Silicon Voodoo Bank and the managed funds industry
So what is the big deal with the failure of SVB? The story goes that SVB’s depositor base was a bunch of tech startups. The asset’s went down in price, chewing up the Bank’s capital and then some. This triggered a classic ‘bank run’ where depositors tried to withdraw their deposits at a price that was higher than the true value that remained in the bank. Put simply, due to bad investment decisions, the price of a deposit had fallen from $1 to, say, $0.87, yet the bank was paying out deposits at $1 until assets were seized and SVB put into administration.
Shocking as this may be, there were/are some simple ways to avert such a collapse. The financial press has worked over the SVB crisis quite thoroughly so there is no reason for me to list them here. But one aspect that has attracted little attention, which strikes me as the most important issue, is mark-to-market. The managed funds industry lives by this principle. That is, the withdrawable amount of any investment is the daily NAV of a fund. NAV is calculated by taking assets, subtracting liabilities, and dividing by the number of shares on issue. Were this principle applied to SVB, the NAV would have been $0.87 and there would have been no incentive to withdraw in a panic.
Now banks and managed funds work on a different premise. The bank deposit is supposed to be a safe, no brainer for investors with no brains. $1 in, $1 out. From a social standpoint there are classes of investors that go to banks for transaction services alone and do not need to think about investment risk they are bearing. The bank’s capital is supposed to cushion the investment risk for depositors. Money market funds provide a similar service. However, the mark-to-market principle enables a demonstrably larger industry with much less capital to operate effectively. The mark-to-market principle shifts the investment risk from a bank intermediary to the investors directly.[1] Socially this is seen as involving requiring too much knowledge from investors. But does it?
The idea that investors are better off bearing investment risk directly and earning the spread themselves rather than suffering the rarer but debilating catastrophe of a bank run, is considered ‘radical’ in policy circles. The concept echoes the relation between Defined Benefit and Defined Contribution pension plans where the former uses the company balance sheet to pay pensions in the future while the latter places the investment ownership and risk on the individual beneficiary. In economies where DB has been replaced by DC plans, there is ample evidence of non-panicked and intelligent investor behaviour under DC plans which are marked-to-market and for which there is substantial investment risk variation. Even relatively unsophisticated investors can cope with investment risk.
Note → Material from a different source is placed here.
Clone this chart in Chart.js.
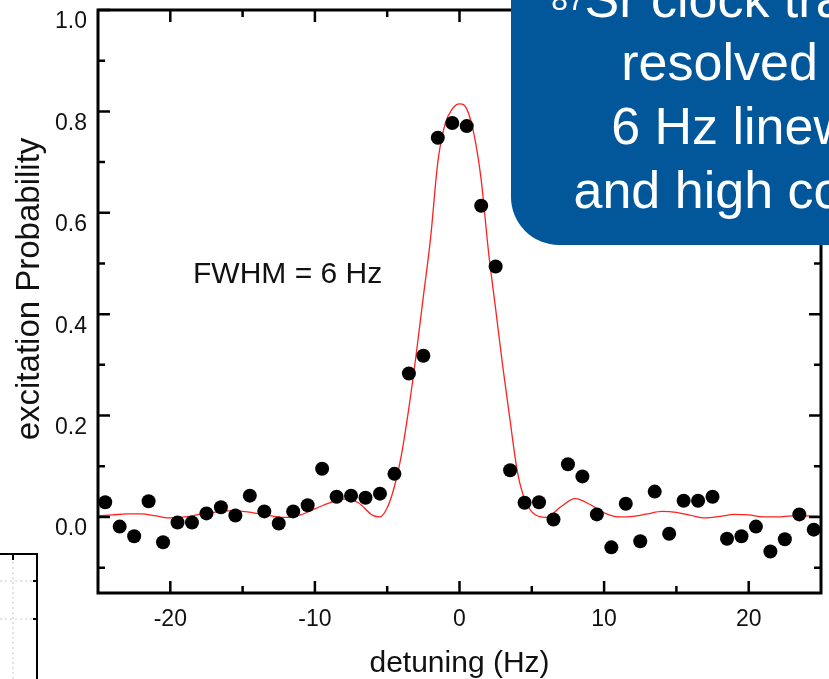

The above makes the case for direct ownership of assets and mark-to-market to avert the problem of SVB. Ironically, however, the regulatory authorities in the US have done exactly the opposite. The Federal Reserve has suspended the mark-to-market principle lending on 100% of initial cost of bank investments despite those securities trading in the 80’s. The managed fund industry tends to avoid the widespread problems of traditional banking and this should be embraced. The traditional bank model is a dinosaur in need of a comet. Isn’t it better for society if, during a financial crisis, many investors wake up to find their bank balances decline by a few pennies rather than a smaller number of investors discovering their balances have been completely erased?
Endnotes
[1] In the US there is a strange rule that requires MMF’s to only publish a lower NAV is the daily mark-to-market is less than half a percent. This provides the feeling that the MMF is a bank deposit so long as it doesn’t ‘break the buck’.